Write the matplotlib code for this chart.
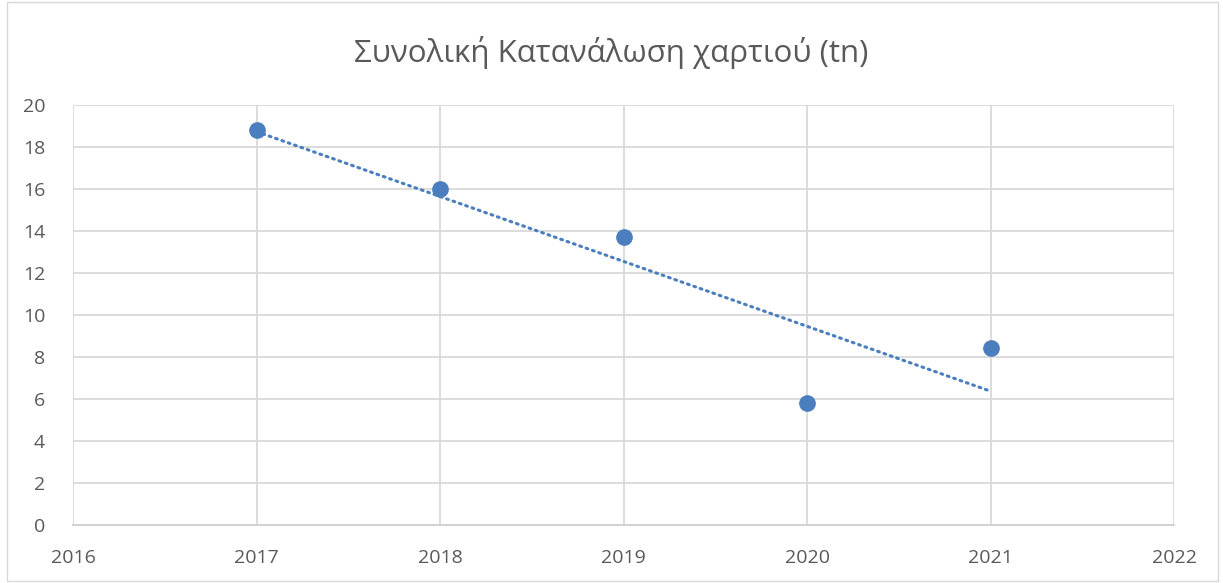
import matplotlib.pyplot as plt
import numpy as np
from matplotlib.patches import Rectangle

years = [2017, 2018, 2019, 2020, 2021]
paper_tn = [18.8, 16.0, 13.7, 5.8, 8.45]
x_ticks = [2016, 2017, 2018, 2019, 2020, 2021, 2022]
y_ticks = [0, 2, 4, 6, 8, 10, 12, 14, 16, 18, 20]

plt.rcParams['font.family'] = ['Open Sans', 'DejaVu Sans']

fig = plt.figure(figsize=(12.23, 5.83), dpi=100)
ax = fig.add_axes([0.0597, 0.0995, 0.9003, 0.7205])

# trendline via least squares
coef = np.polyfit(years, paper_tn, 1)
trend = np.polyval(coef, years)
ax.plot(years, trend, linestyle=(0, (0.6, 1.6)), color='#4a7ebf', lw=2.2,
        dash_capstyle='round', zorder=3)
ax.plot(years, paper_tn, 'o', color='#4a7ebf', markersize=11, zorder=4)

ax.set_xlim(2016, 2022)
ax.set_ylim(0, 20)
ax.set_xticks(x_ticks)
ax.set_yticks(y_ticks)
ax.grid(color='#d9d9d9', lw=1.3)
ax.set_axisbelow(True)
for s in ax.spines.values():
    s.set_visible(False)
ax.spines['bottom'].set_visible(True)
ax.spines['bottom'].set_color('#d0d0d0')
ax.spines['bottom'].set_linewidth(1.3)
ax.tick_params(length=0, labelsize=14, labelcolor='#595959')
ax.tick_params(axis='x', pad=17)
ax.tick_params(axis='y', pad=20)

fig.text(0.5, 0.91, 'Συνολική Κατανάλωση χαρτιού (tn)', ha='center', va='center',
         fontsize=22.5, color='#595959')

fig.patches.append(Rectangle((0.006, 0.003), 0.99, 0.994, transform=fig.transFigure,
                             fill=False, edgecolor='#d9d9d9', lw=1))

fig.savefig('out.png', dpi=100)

· · · · · · ·

> [Your objective]:
Up to and including the line containing "fontsize=22.5, color='#595959')", repeat every line from the start of the data, but none of the pictures.

> [Reply]:
Write the matplotlib code for this chart.
import matplotlib.pyplot as plt
import numpy as np
from matplotlib.patches import Rectangle

years = [2017, 2018, 2019, 2020, 2021]
paper_tn = [18.8, 16.0, 13.7, 5.8, 8.45]
x_ticks = [2016, 2017, 2018, 2019, 2020, 2021, 2022]
y_ticks = [0, 2, 4, 6, 8, 10, 12, 14, 16, 18, 20]

plt.rcParams['font.family'] = ['Open Sans', 'DejaVu Sans']

fig = plt.figure(figsize=(12.23, 5.83), dpi=100)
ax = fig.add_axes([0.0597, 0.0995, 0.9003, 0.7205])

# trendline via least squares
coef = np.polyfit(years, paper_tn, 1)
trend = np.polyval(coef, years)
ax.plot(years, trend, linestyle=(0, (0.6, 1.6)), color='#4a7ebf', lw=2.2,
        dash_capstyle='round', zorder=3)
ax.plot(years, paper_tn, 'o', color='#4a7ebf', markersize=11, zorder=4)

ax.set_xlim(2016, 2022)
ax.set_ylim(0, 20)
ax.set_xticks(x_ticks)
ax.set_yticks(y_ticks)
ax.grid(color='#d9d9d9', lw=1.3)
ax.set_axisbelow(True)
for s in ax.spines.values():
    s.set_visible(False)
ax.spines['bottom'].set_visible(True)
ax.spines['bottom'].set_color('#d0d0d0')
ax.spines['bottom'].set_linewidth(1.3)
ax.tick_params(length=0, labelsize=14, labelcolor='#595959')
ax.tick_params(axis='x', pad=17)
ax.tick_params(axis='y', pad=20)

fig.text(0.5, 0.91, 'Συνολική Κατανάλωση χαρτιού (tn)', ha='center', va='center',
         fontsize=22.5, color='#595959')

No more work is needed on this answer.